O edil da cidade de Maputo diz que as condiçoes financeiras podem comprometer o cumprimento do plano de urbanização.

“O que pode comprometer são as condições económicas, não o lado da disputa entre os nativos e as autoridades. Como sabe, quando desenhamos o plano não tínhamso a crise que estamos a viver hoje’’, acrescentou.

Diante de todos os desafios, uma verdade… cedo ou tarde a Ponte Maputo-Katembe levará o distrito municipal a uma linha contínua de desenvolvimento…

O lado mítico da Katembe

Mais do que os desafios de hoje, Katembe guarda a sua história de existência, guarda os seus mitos. Amélia Tembe ou melhor, Rainha da Katembe, tem 62 anos de idade e é a continuidade de uma é a continuidade da linhagem que deu origem a este distrito municipal. “Os ‘Tembes’ vieram do outro lado da Matola, eram muitos, homens e mulheres’’, contou.

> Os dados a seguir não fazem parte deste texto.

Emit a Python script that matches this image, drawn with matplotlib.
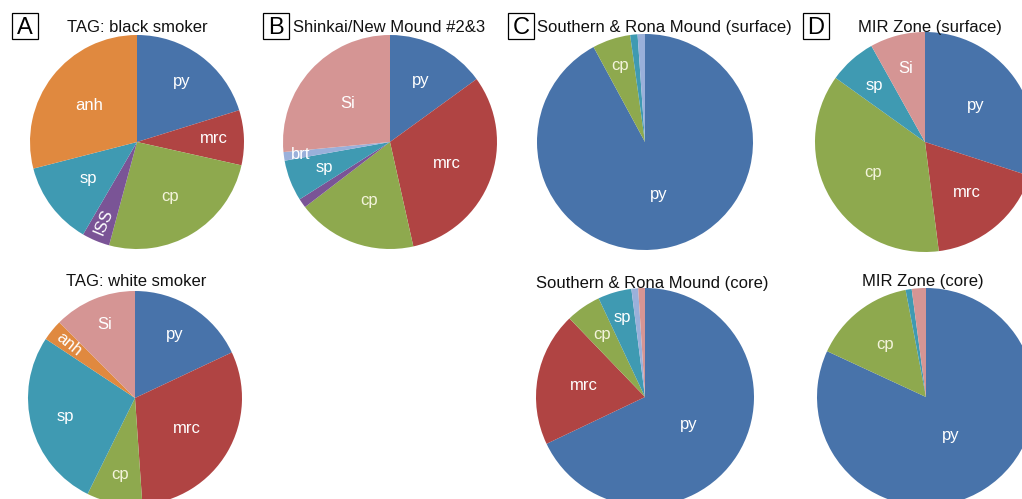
import numpy as np
import matplotlib
matplotlib.use("Agg")
import matplotlib.pyplot as plt
from matplotlib.patches import Rectangle

plt.rcParams['font.family'] = ['Liberation Sans', 'DejaVu Sans']

# ---------------- data (percent, clockwise from 12 o'clock) ----------------
tag_black_labels = ["py", "mrc", "cp", "ISS", "sp", "anh"]
tag_black_values = [20.2, 8.3, 25.7, 4.2, 12.6, 29.0]

shinkai_labels = ["py", "mrc", "cp", "ISS", "sp", "brt", "Si"]
shinkai_values = [15.0, 31.5, 18.1, 1.4, 6.2, 1.3, 26.5]

sr_surface_labels = ["py", "cp", "sp", "brt"]
sr_surface_values = [92.1, 5.7, 1.1, 1.1]

mir_surface_labels = ["py", "mrc", "cp", "sp", "Si"]
mir_surface_values = [30.0, 18.0, 36.9, 7.0, 8.1]

tag_white_labels = ["py", "mrc", "cp", "sp", "anh", "Si"]
tag_white_values = [18.0, 30.9, 8.4, 27.0, 3.2, 12.5]

sr_core_labels = ["py", "mrc", "cp", "sp", "brt", "Si"]
sr_core_values = [68.0, 19.9, 5.2, 5.0, 1.0, 1.0]

mir_core_labels = ["py", "cp", "sp", "Si"]
mir_core_values = [81.9, 15.1, 0.9, 2.1]

# which labels are shown (others are too small)
shown = {
    "A": ["py", "mrc", "cp", "ISS", "sp", "anh"],
    "B": ["py", "mrc", "cp", "sp", "brt", "Si"],
    "C": ["py", "cp"],
    "D": ["py", "mrc", "cp", "sp", "Si"],
    "Aw": ["py", "mrc", "cp", "sp", "anh", "Si"],
    "Cc": ["py", "mrc", "cp", "sp"],
    "Dc": ["py", "cp"],
}

# ---------------- styles ----------------
colors = {
    "py": "#4873AA", "mrc": "#B04443", "cp": "#8EA94E", "sp": "#3F9AB2",
    "anh": "#E0893F", "Si": "#D59594", "ISS": "#7A5496", "brt": "#9AB0DA",
}
label_color = {"cp": "#F4F4DC"}

W, H = 1022, 499
fig = plt.figure(figsize=(W / 100, H / 100), dpi=100)
fig.patch.set_facecolor("white")


def fx(px):
    return px / W


def fy(py):
    return 1 - py / H


# layout: centre (px), radius (px), label radial distances, rotated labels
layout = {
    "A": dict(c=(137, 142), r=107,
              d={"py": 0.70, "mrc": 0.72, "cp": 0.60, "ISS": 0.81, "sp": 0.57, "anh": 0.56},
              rot=["ISS"]),
    "B": dict(c=(390, 142), r=107,
              d={"py": 0.64, "mrc": 0.57, "cp": 0.58, "sp": 0.66, "brt": 0.84, "Si": 0.53},
              rot=[]),
    "C": dict(c=(645, 142), r=108, d={"py": 0.50, "cp": 0.75}, rot=[]),
    "D": dict(c=(925, 142), r=110,
              d={"py": 0.57, "mrc": 0.60, "cp": 0.55, "sp": 0.69, "Si": 0.69}, rot=[]),
    "Aw": dict(c=(135, 398), r=107,
               d={"py": 0.70, "mrc": 0.56, "cp": 0.73, "sp": 0.67, "anh": 0.80, "Si": 0.74},
               rot=["anh"]),
    "Cc": dict(c=(645, 397), r=109,
               d={"py": 0.47, "mrc": 0.57, "cp": 0.70, "sp": 0.76}, rot=[]),
    "Dc": dict(c=(926, 397), r=109, d={"py": 0.42, "cp": 0.61}, rot=[]),
}

datasets = {
    "A": (tag_black_labels, tag_black_values),
    "B": (shinkai_labels, shinkai_values),
    "C": (sr_surface_labels, sr_surface_values),
    "D": (mir_surface_labels, mir_surface_values),
    "Aw": (tag_white_labels, tag_white_values),
    "Cc": (sr_core_labels, sr_core_values),
    "Dc": (mir_core_labels, mir_core_values),
}

for key, (labels, values) in datasets.items():
    lay = layout[key]
    cx, cy = lay["c"]
    r = lay["r"] * 1.05
    ax = fig.add_axes([fx(cx - r), fy(cy + r), fx(2 * r), 2 * r / H])
    wedges, _ = ax.pie(values, colors=[colors[l] for l in labels],
                       startangle=90, counterclock=False, radius=1.0,
                       wedgeprops=dict(linewidth=0))
    ax.set_xlim(-1.05, 1.05)
    ax.set_ylim(-1.05, 1.05)
    ax.axis("off")
    for w, lab in zip(wedges, labels):
        if lab not in shown[key]:
            continue
        mid = np.deg2rad((w.theta1 + w.theta2) / 2)
        d = lay["d"][lab]
        x, y = d * np.cos(mid), d * np.sin(mid)
        rot = 0
        if lab in lay["rot"]:
            ang = np.rad2deg(mid)
            rot = ang + 180 if np.cos(mid) < 0 else ang
            rot = (rot + 180) % 360 - 180
        ax.text(x, y, lab, ha="center", va="center", fontsize=12,
                color=label_color.get(lab, "white"), rotation=rot,
                rotation_mode="anchor")

# ---------------- titles ----------------
titles = [
    ("TAG: black smoker", 137.5, 32),
    ("Shinkai/New Mound #2&3", 389, 32),
    ("Southern & Rona Mound (surface)", 664, 32),
    ("MIR Zone (surface)", 930, 32),
    ("TAG: white smoker", 136.5, 286),
    ("Southern & Rona Mound (core)", 652, 288),
    ("MIR Zone (core)", 923, 286),
]
for txt, x, y in titles:
    fig.text(fx(x), fy(y), txt, ha="center", va="baseline", fontsize=12, color="#111111")

panel_letters = ["A", "B", "C", "D"]
panel_box_x = [12, 263, 508, 803]
for letter, bx in zip(panel_letters, panel_box_x):
    fig.add_artist(Rectangle((fx(bx), fy(39)), fx(26), 26 / H, transform=fig.transFigure,
                             facecolor="white", edgecolor="black", linewidth=0.9))
    fig.text(fx(bx + 13), fy(34.5), letter, ha="center", va="baseline",
             fontsize=17, color="black")

fig.savefig("out.png", dpi=100, facecolor="white")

O seu olhar franzino e tranquilo revela histórias de um legado que ela carrega com exclusividade, afinal é um título de magestade.

“Chegaram aqui e encontraram os ‘Cossas’, pediram licença e disseram que precisam de ser governados, estamos a pedir ao rei para nos apresentarmos. Eles disseram que não tem um rei. E os ‘’Tembes’’ disseram, governem para que nos possamos apresentar e eles disseram, governem vocês que estão a chegam porque são muitos, nós somos poucos, não vamos conseguir. E a seguir o ‘’Tembes’’ distribuiram-se as zonas e disseram, ‘você fica aqui… você fica aqui…’’.

O tempo traz outras dinâmicas e a Katembe de ontem não é a mesma de hoje e não será a mesma de amanhã.

“As pessoas estão a vir para cá. Depois da ponte vieram-nos apresentar e fizemos tudo para receber a ponte e obra começou e eles não fazem nada sem que nos digam’’.

São palavras de autoridade e poder, ditas por quem conhece a história de um lugar que  hoje reflete muito verde… De prosperidade.